(Entries with chart source code)
━━━━━━━━━━
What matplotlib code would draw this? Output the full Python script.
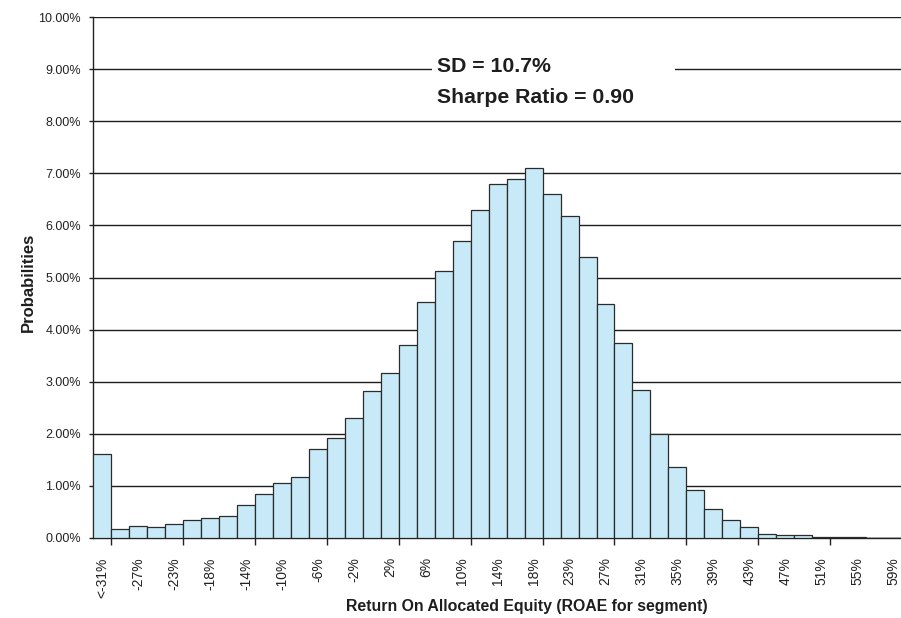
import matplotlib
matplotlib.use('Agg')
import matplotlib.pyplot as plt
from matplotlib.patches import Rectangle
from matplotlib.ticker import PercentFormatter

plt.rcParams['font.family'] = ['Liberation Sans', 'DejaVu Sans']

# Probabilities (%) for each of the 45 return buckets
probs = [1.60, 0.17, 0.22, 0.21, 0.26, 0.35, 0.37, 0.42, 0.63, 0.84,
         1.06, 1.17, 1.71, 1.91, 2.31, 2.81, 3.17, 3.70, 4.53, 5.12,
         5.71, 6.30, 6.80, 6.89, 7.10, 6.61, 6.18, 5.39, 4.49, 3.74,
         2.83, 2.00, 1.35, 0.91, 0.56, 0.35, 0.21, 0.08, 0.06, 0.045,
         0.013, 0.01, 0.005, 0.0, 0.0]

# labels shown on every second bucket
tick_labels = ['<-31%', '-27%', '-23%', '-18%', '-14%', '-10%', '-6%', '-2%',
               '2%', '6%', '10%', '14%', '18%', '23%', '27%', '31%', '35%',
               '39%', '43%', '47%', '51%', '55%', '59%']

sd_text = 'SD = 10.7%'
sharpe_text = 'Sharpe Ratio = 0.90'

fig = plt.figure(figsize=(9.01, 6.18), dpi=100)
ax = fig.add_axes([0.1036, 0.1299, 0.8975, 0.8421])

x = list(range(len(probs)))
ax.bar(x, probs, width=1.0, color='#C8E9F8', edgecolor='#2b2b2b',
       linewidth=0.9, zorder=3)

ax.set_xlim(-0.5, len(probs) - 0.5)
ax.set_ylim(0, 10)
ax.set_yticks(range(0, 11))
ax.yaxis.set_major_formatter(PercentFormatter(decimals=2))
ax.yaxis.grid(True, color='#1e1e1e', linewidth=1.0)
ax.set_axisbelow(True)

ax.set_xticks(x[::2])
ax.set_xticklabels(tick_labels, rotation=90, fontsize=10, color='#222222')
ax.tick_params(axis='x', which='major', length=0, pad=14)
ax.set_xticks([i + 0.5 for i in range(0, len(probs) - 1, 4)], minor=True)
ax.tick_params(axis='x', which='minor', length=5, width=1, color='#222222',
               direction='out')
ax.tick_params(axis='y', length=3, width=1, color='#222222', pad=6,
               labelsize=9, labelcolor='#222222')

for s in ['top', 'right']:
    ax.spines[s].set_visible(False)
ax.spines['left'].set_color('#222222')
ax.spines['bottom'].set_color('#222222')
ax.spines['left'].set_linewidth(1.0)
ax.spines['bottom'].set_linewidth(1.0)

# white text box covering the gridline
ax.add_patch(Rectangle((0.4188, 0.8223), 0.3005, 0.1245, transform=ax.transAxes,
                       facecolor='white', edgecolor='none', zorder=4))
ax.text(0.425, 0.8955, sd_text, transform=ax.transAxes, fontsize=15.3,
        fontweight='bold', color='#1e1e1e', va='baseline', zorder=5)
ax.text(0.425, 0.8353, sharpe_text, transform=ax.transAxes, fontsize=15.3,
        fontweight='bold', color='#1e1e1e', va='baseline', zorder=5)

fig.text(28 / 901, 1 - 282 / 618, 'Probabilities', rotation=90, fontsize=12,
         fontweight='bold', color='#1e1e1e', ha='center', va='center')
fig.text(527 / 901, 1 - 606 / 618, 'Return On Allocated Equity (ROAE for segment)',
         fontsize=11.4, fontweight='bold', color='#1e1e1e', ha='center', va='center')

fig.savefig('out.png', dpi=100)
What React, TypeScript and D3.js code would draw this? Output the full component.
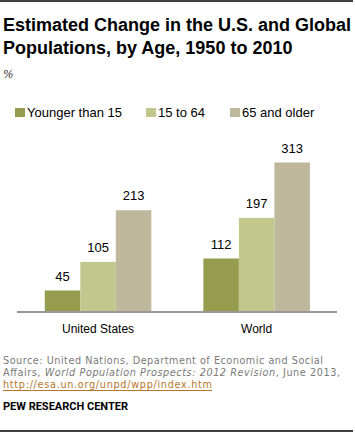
━━━━━━━━━━
▶ TASK DESCRIPTION
Copy out the data above exactly, except the pictures.

▶ ANSWER FOR THE TASK
What matplotlib code would draw this? Output the full Python script.
import matplotlib
matplotlib.use('Agg')
import matplotlib.pyplot as plt
from matplotlib.patches import Rectangle
from matplotlib.ticker import PercentFormatter

plt.rcParams['font.family'] = ['Liberation Sans', 'DejaVu Sans']

# Probabilities (%) for each of the 45 return buckets
probs = [1.60, 0.17, 0.22, 0.21, 0.26, 0.35, 0.37, 0.42, 0.63, 0.84,
         1.06, 1.17, 1.71, 1.91, 2.31, 2.81, 3.17, 3.70, 4.53, 5.12,
         5.71, 6.30, 6.80, 6.89, 7.10, 6.61, 6.18, 5.39, 4.49, 3.74,
         2.83, 2.00, 1.35, 0.91, 0.56, 0.35, 0.21, 0.08, 0.06, 0.045,
         0.013, 0.01, 0.005, 0.0, 0.0]

# labels shown on every second bucket
tick_labels = ['<-31%', '-27%', '-23%', '-18%', '-14%', '-10%', '-6%', '-2%',
               '2%', '6%', '10%', '14%', '18%', '23%', '27%', '31%', '35%',
               '39%', '43%', '47%', '51%', '55%', '59%']

sd_text = 'SD = 10.7%'
sharpe_text = 'Sharpe Ratio = 0.90'

fig = plt.figure(figsize=(9.01, 6.18), dpi=100)
ax = fig.add_axes([0.1036, 0.1299, 0.8975, 0.8421])

x = list(range(len(probs)))
ax.bar(x, probs, width=1.0, color='#C8E9F8', edgecolor='#2b2b2b',
       linewidth=0.9, zorder=3)

ax.set_xlim(-0.5, len(probs) - 0.5)
ax.set_ylim(0, 10)
ax.set_yticks(range(0, 11))
ax.yaxis.set_major_formatter(PercentFormatter(decimals=2))
ax.yaxis.grid(True, color='#1e1e1e', linewidth=1.0)
ax.set_axisbelow(True)

ax.set_xticks(x[::2])
ax.set_xticklabels(tick_labels, rotation=90, fontsize=10, color='#222222')
ax.tick_params(axis='x', which='major', length=0, pad=14)
ax.set_xticks([i + 0.5 for i in range(0, len(probs) - 1, 4)], minor=True)
ax.tick_params(axis='x', which='minor', length=5, width=1, color='#222222',
               direction='out')
ax.tick_params(axis='y', length=3, width=1, color='#222222', pad=6,
               labelsize=9, labelcolor='#222222')

for s in ['top', 'right']:
    ax.spines[s].set_visible(False)
ax.spines['left'].set_color('#222222')
ax.spines['bottom'].set_color('#222222')
ax.spines['left'].set_linewidth(1.0)
ax.spines['bottom'].set_linewidth(1.0)

# white text box covering the gridline
ax.add_patch(Rectangle((0.4188, 0.8223), 0.3005, 0.1245, transform=ax.transAxes,
                       facecolor='white', edgecolor='none', zorder=4))
ax.text(0.425, 0.8955, sd_text, transform=ax.transAxes, fontsize=15.3,
        fontweight='bold', color='#1e1e1e', va='baseline', zorder=5)
ax.text(0.425, 0.8353, sharpe_text, transform=ax.transAxes, fontsize=15.3,
        fontweight='bold', color='#1e1e1e', va='baseline', zorder=5)

fig.text(28 / 901, 1 - 282 / 618, 'Probabilities', rotation=90, fontsize=12,
         fontweight='bold', color='#1e1e1e', ha='center', va='center')
fig.text(527 / 901, 1 - 606 / 618, 'Return On Allocated Equity (ROAE for segment)',
         fontsize=11.4, fontweight='bold', color='#1e1e1e', ha='center', va='center')

fig.savefig('out.png', dpi=100)
What React, TypeScript and D3.js code would draw this? Output the full component.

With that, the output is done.